▶ [Dataset extract]
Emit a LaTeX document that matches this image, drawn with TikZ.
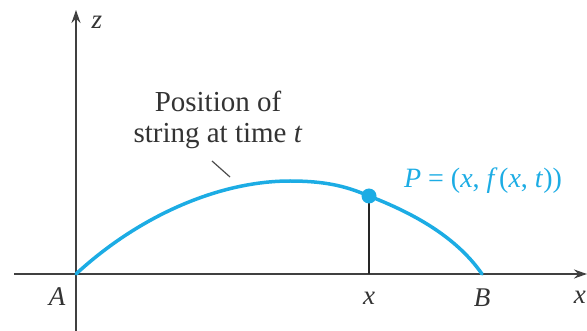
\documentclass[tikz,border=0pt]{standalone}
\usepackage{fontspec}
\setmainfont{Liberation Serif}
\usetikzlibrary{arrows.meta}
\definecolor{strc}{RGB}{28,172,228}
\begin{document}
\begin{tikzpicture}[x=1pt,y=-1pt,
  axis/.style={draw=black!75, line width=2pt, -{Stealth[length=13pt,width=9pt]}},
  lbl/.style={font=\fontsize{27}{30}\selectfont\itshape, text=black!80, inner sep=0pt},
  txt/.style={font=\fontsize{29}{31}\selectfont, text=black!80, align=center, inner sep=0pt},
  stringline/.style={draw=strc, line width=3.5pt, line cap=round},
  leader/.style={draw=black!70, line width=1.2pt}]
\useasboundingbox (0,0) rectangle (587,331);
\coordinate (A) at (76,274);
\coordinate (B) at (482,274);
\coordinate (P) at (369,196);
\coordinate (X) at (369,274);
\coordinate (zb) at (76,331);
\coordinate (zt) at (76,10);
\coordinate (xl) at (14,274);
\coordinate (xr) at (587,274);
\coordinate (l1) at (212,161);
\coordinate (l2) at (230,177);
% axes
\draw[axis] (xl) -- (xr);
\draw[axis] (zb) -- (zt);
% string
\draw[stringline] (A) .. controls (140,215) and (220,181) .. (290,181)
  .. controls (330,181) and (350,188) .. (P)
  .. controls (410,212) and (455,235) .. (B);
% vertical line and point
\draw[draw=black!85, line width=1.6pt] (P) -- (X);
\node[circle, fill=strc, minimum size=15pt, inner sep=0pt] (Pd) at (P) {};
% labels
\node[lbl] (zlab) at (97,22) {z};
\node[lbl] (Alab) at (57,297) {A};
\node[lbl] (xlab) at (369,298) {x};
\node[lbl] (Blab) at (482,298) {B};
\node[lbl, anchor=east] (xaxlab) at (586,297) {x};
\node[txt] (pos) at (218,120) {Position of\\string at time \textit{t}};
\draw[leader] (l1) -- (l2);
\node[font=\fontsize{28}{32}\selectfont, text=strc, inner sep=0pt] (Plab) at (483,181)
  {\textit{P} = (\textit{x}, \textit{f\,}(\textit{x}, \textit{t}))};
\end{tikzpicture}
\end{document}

▶ [Task to complete]
Reproduce each line exactly, please, except for any pictures.

▶ [Written response]
Emit a LaTeX document that matches this image, drawn with TikZ.
\documentclass[tikz,border=0pt]{standalone}
\usepackage{fontspec}
\setmainfont{Liberation Serif}
\usetikzlibrary{arrows.meta}
\definecolor{strc}{RGB}{28,172,228}
\begin{document}
\begin{tikzpicture}[x=1pt,y=-1pt,
  axis/.style={draw=black!75, line width=2pt, -{Stealth[length=13pt,width=9pt]}},
  lbl/.style={font=\fontsize{27}{30}\selectfont\itshape, text=black!80, inner sep=0pt},
  txt/.style={font=\fontsize{29}{31}\selectfont, text=black!80, align=center, inner sep=0pt},
  stringline/.style={draw=strc, line width=3.5pt, line cap=round},
  leader/.style={draw=black!70, line width=1.2pt}]
\useasboundingbox (0,0) rectangle (587,331);
\coordinate (A) at (76,274);
\coordinate (B) at (482,274);
\coordinate (P) at (369,196);
\coordinate (X) at (369,274);
\coordinate (zb) at (76,331);
\coordinate (zt) at (76,10);
\coordinate (xl) at (14,274);
\coordinate (xr) at (587,274);
\coordinate (l1) at (212,161);
\coordinate (l2) at (230,177);
% axes
\draw[axis] (xl) -- (xr);
\draw[axis] (zb) -- (zt);
% string
\draw[stringline] (A) .. controls (140,215) and (220,181) .. (290,181)
  .. controls (330,181) and (350,188) .. (P)
  .. controls (410,212) and (455,235) .. (B);
% vertical line and point
\draw[draw=black!85, line width=1.6pt] (P) -- (X);
\node[circle, fill=strc, minimum size=15pt, inner sep=0pt] (Pd) at (P) {};
% labels
\node[lbl] (zlab) at (97,22) {z};
\node[lbl] (Alab) at (57,297) {A};
\node[lbl] (xlab) at (369,298) {x};
\node[lbl] (Blab) at (482,298) {B};
\node[lbl, anchor=east] (xaxlab) at (586,297) {x};
\node[txt] (pos) at (218,120) {Position of\\string at time \textit{t}};
\draw[leader] (l1) -- (l2);
\node[font=\fontsize{28}{32}\selectfont, text=strc, inner sep=0pt] (Plab) at (483,181)
  {\textit{P} = (\textit{x}, \textit{f\,}(\textit{x}, \textit{t}))};
\end{tikzpicture}
\end{document}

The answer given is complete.